Despite the current lower valuation, Wells Fargo does not view it as a catalyst for the stock at this time. The analysts believe that the current level of category consumption is not typical and could improve. However, they note that until there is greater clarity on the company’s business model and its top-line growth prospects leading into the fiscal year 2026, the low valuation alone does not appear to be a driving factor for the stock.
The Wells Fargo team’s assessment reflects a cautious stance on Clorox, acknowledging that while there is potential for improvement in consumption patterns, investors may need more substantial data and trends to consider the stock’s valuation as an opportunity. The analysts’ commentary underscores the need for improved visibility into Clorox’s future performance before the stock’s current valuation can be seen as an attractive entry point for investors.
In other recent news, Clorox Company reported its third-quarter earnings for fiscal 2025, revealing both earnings per share (EPS) and revenue figures that fell short of analyst expectations. The company posted an EPS of $1.45, missing the forecasted $1.57, and revenue of $1.67 billion, below the expected $1.73 billion. In response to these results, several financial firms have adjusted their outlooks on Clorox. JPMorgan lowered its price target to $144 from $151, maintaining a Neutral rating, while Evercore ISI cut its target to $140 from $150, keeping an Underperform rating. Goldman Sachs also revised its target to $134 from $138 and retained a Sell rating.

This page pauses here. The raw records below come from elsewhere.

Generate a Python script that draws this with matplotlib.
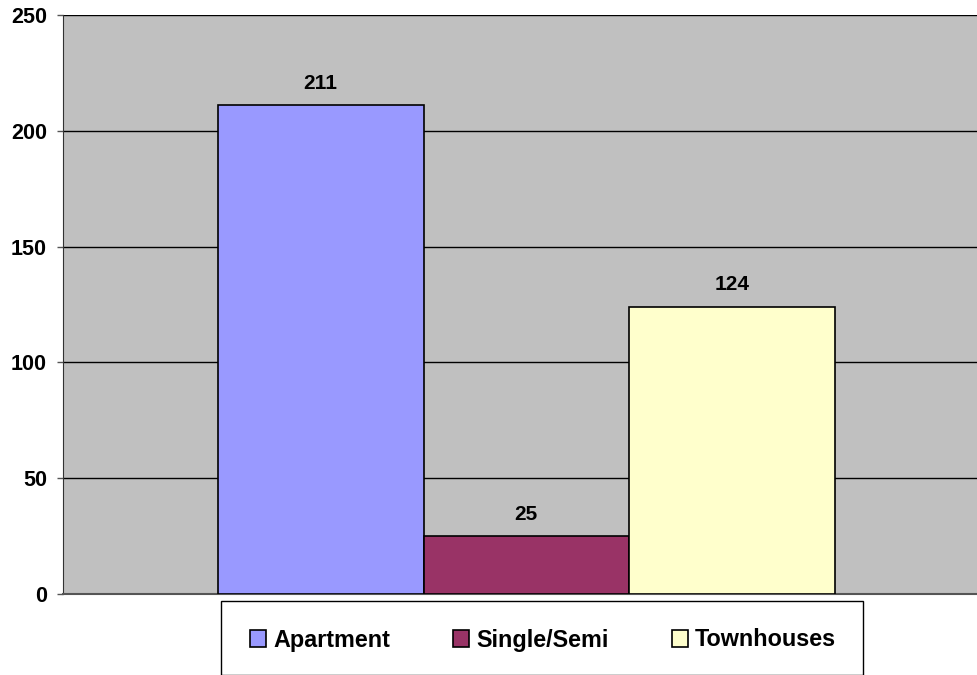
import matplotlib.pyplot as plt
from matplotlib.patches import Rectangle

categories = ["Apartment", "Single/Semi", "Townhouses"]
values = [211, 25, 124]
colors = ["#9999FF", "#993366", "#FFFFCC"]
yticks = [0, 50, 100, 150, 200, 250]

plt.rcParams['font.family'] = ['Liberation Sans', 'DejaVu Sans']

W, H = 978, 675
fig = plt.figure(figsize=(W / 100, H / 100), dpi=100)

# plot area in pixels: left 63, top 15, bottom 594, runs off the right edge
ax = fig.add_axes([63 / W, (H - 594) / H, (W - 63) / W, (594 - 15) / H])
ax.set_facecolor("#C0C0C0")

for i, (cat, val, col) in enumerate(zip(categories, values, colors)):
    ax.bar(i, val, width=1.0, color=col, edgecolor="black", linewidth=1.2,
           label=cat, zorder=3)
    ax.annotate(str(val), (i, val), xytext=(0, 9), textcoords="offset points",
                ha="center", va="bottom", fontsize=15, fontweight="bold")

px = 205.5  # pixels per bar
ax.set_xlim(-0.5 - (218 - 63) / px, -0.5 + (W - 218) / px)
ax.set_ylim(0, 250)
ax.set_yticks(yticks)
ax.set_yticklabels([str(t) for t in yticks], fontsize=15.5, fontweight="bold")
ax.set_xticks([])
ax.yaxis.grid(True, color="black", linewidth=1.0, zorder=0)
ax.tick_params(axis="y", length=4.5, width=1, color="#555555", pad=7)

for s in ["top", "right"]:
    ax.spines[s].set_visible(False)
ax.spines["left"].set_color("#333333")
ax.spines["bottom"].set_color("#555555")
ax.spines["bottom"].set_linewidth(1.5)

# legend box
fig.patches.append(Rectangle((221 / W, 0), (863 - 221) / W, (H - 601) / H,
                             transform=fig.transFigure, facecolor="white",
                             edgecolor="black", linewidth=1.0))
leg = fig.legend(loc="center", bbox_to_anchor=(543 / W, (H - 640) / H),
                 ncol=3, frameon=False, prop={"size": 16.8, "weight": "bold"},
                 handlelength=0.7, handleheight=0.7, handletextpad=0.3,
                 columnspacing=2.7)

fig.savefig("out.png", dpi=100)
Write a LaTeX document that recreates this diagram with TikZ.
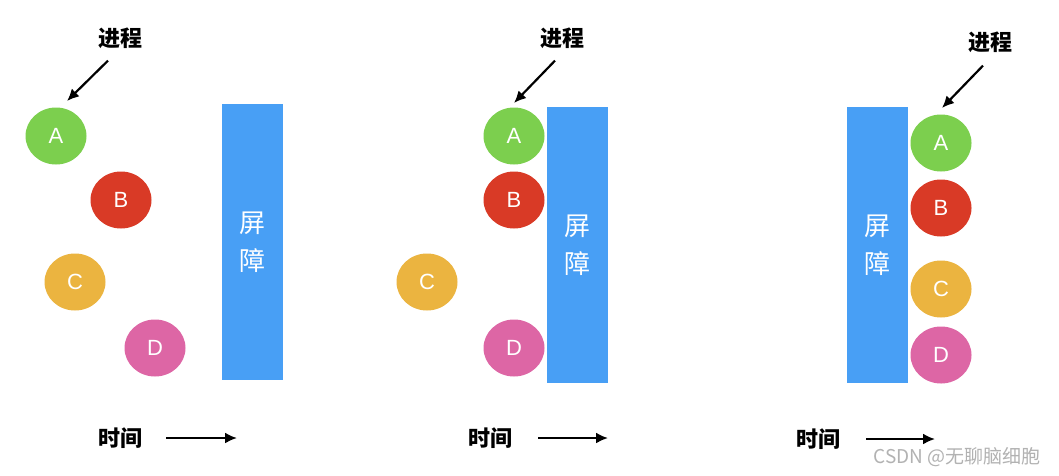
\documentclass[tikz,border=0pt]{standalone}
\usepackage{fontspec}
\setmainfont{Liberation Sans}
\newfontfamily\cjk{Noto Sans CJK SC}
\usetikzlibrary{arrows.meta,shapes.geometric}
\definecolor{procgreen}{HTML}{7CCF4E}
\definecolor{procred}{HTML}{D93A26}
\definecolor{procyellow}{HTML}{EBB440}
\definecolor{procpink}{HTML}{DD66A5}
\definecolor{barblue}{HTML}{489FF5}

\begin{document}
\begin{tikzpicture}[x=1pt,y=-1pt,
  proc/.style={ellipse, minimum width=61pt, minimum height=57pt, inner sep=0pt, text=white, font=\fontsize{22}{22}\selectfont},
  barrier/.style={rectangle, fill=barblue, minimum width=61pt, minimum height=276pt, inner sep=0pt, text=white, align=center, font=\cjk\fontsize{26}{38}\selectfont},
  tag/.style={font=\cjk\bfseries\fontsize{22}{22}\selectfont, inner sep=0pt},
  arr/.style={-{Latex[length=12pt,width=11pt]}, line width=2.2pt}
]
\fill[white] (0,0) rectangle (1059,475);
\useasboundingbox (0,0) rectangle (1059,475);
% --- panel 1: processes still running ---
\node[barrier] (bar1) at (252,242) {屏\\障};
\node[proc, fill=procgreen]  (A1) at (56,136)  {A};
\node[proc, fill=procred]    (B1) at (121,200) {B};
\node[proc, fill=procyellow] (C1) at (75,282)  {C};
\node[proc, fill=procpink]   (D1) at (155,348) {D};
\node[tag] (proc1) at (120,38) {进程};
\coordinate (tip1) at (67,101);
\draw[arr] ([xshift=-12pt,yshift=-12pt]proc1.south) -- (tip1);
\node[tag] (time1) at (120,438) {时间};
\coordinate (end1) at (237,438);
\draw[arr] ([xshift=24pt]time1.east) -- (end1);
% --- panel 2: some processes wait at the barrier ---
\node[barrier] (bar2) at (577.5,245) {屏\\障};
\node[proc, fill=procgreen]  (A2) at (514,136) {A};
\node[proc, fill=procred]    (B2) at (514,200) {B};
\node[proc, fill=procyellow] (C2) at (427,282) {C};
\node[proc, fill=procpink]   (D2) at (514,348) {D};
\node[tag] (proc2) at (562,38) {进程};
\coordinate (tip2) at (514,103);
\draw[arr] ([xshift=-7pt,yshift=-12pt]proc2.south) -- (tip2);
\node[tag] (time2) at (490,438) {时间};
\coordinate (end2) at (608,438);
\draw[arr] ([xshift=26pt]time2.east) -- (end2);
% --- panel 3: all processes past the barrier ---
\node[barrier] (bar3) at (877.5,245) {屏\\障};
\node[proc, fill=procgreen]  (A3) at (941,143) {A};
\node[proc, fill=procred]    (B3) at (941,208) {B};
\node[proc, fill=procyellow] (C3) at (941,289) {C};
\node[proc, fill=procpink]   (D3) at (941,355) {D};
\node[tag] (proc3) at (990,42) {进程};
\coordinate (tip3) at (942,108);
\draw[arr] ([xshift=-7pt,yshift=-13pt]proc3.south) -- (tip3);
\node[tag] (time3) at (818,439) {时间};
\coordinate (end3) at (935,439);
\draw[arr] ([xshift=26pt]time3.east) -- (end3);
% --- watermark ---
\node[font=\cjk\fontsize{19}{19}\selectfont, text=gray!60, inner sep=0pt] (wm) at (957,457) {CSDN @无聊脑细胞};
\end{tikzpicture}
\end{document}
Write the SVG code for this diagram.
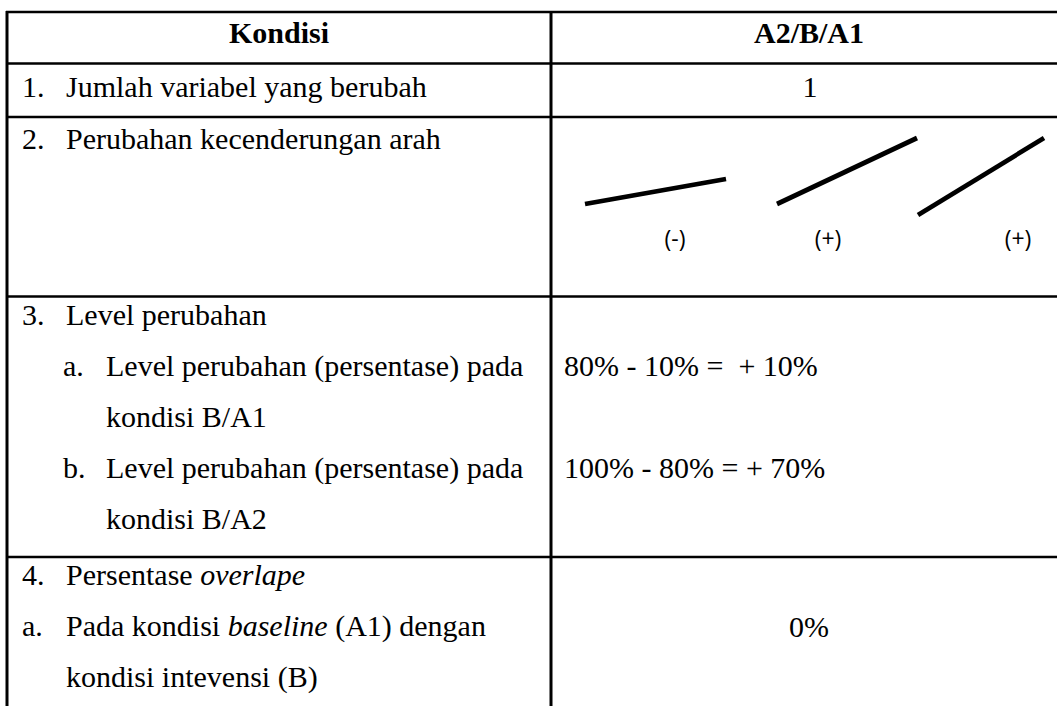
<svg xmlns="http://www.w3.org/2000/svg" width="1057" height="706" viewBox="0 0 1057 706">
<style>
.t{font-family:"Liberation Serif","Times New Roman",serif;font-size:30px;fill:#000}
.b{font-weight:bold}
.i{font-style:italic}
.s{font-family:"Open Sans","Noto Sans",sans-serif;font-size:23px;fill:#000}
.h{stroke:#000;stroke-width:2.5;fill:none}
.v{stroke:#000;stroke-width:3;fill:none}
.tr{stroke:#000;stroke-width:4.7;stroke-linecap:butt}
</style>
<rect width="1057" height="706" fill="#fff"/>
<g id="grid">
<line class="h" x1="6" y1="12" x2="1057" y2="12"/>
<line class="h" x1="6" y1="63.5" x2="1057" y2="63.5"/>
<line class="h" x1="6" y1="117" x2="1057" y2="117"/>
<line class="h" x1="6" y1="296.5" x2="1057" y2="296.5"/>
<line class="h" x1="6" y1="557" x2="1057" y2="557"/>
<line class="v" x1="7" y1="11" x2="7" y2="706"/>
<line class="v" x1="551" y1="11" x2="551" y2="706"/>
</g>
<g id="header">
<text class="t b" x="279" y="43" text-anchor="middle">Kondisi</text>
<text class="t b" x="809" y="43" text-anchor="middle">A2/B/A1</text>
</g>
<g id="row1">
<text class="t" x="22" y="97">1.</text>
<text class="t" x="66" y="97">Jumlah variabel yang berubah</text>
<text class="t" x="810" y="97" text-anchor="middle">1</text>
</g>
<g id="row2">
<text class="t" x="22" y="149">2.</text>
<text class="t" x="66" y="149">Perubahan kecenderungan arah</text>
<line class="tr" x1="585" y1="204" x2="726" y2="179"/>
<line class="tr" x1="777" y1="204" x2="917" y2="138"/>
<line class="tr" x1="918" y1="215" x2="1044" y2="138"/>
<text class="s" x="675" y="247" text-anchor="middle">(-)</text>
<text class="s" x="828" y="247" text-anchor="middle">(+)</text>
<text class="s" x="1018" y="247" text-anchor="middle">(+)</text>
</g>
<g id="row3">
<text class="t" x="22" y="325">3.</text>
<text class="t" x="66" y="325">Level perubahan</text>
<text class="t" x="63" y="376">a.</text>
<text class="t" x="106" y="376">Level perubahan (persentase) pada</text>
<text class="t" x="106" y="427">kondisi B/A1</text>
<text class="t" x="63" y="478">b.</text>
<text class="t" x="106" y="478">Level perubahan (persentase) pada</text>
<text class="t" x="106" y="529">kondisi B/A2</text>
<text class="t" x="564" y="376" xml:space="preserve">80% - 10% =  + 10%</text>
<text class="t" x="564" y="478">100% - 80% = + 70%</text>
</g>
<g id="row4">
<text class="t" x="22" y="585">4.</text>
<text class="t" x="66" y="585">Persentase <tspan class="i">overlape</tspan></text>
<text class="t" x="22" y="636">a.</text>
<text class="t" x="66" y="636">Pada kondisi <tspan class="i">baseline</tspan> (A1) dengan</text>
<text class="t" x="66" y="687">kondisi intevensi (B)</text>
<text class="t" x="809" y="637" text-anchor="middle">0%</text>
</g>
</svg>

These revisions reflect concerns about Clorox’s sales outlook, which has been impacted by decelerating consumer demand and retailer destocking. The company’s management has adjusted its full-year organic sales growth forecast to 4-5%, down from the previously projected 4-7%. Despite these challenges, Clorox’s gross margin expanded by approximately 240 basis points, reaching 44.6%, largely due to cost-saving measures. However, high operating expenses contributed to the earnings miss. Analysts have expressed caution regarding Clorox’s revised sales guidance, with expectations that retailers might continue to reduce inventory levels amid weaker consumer spending.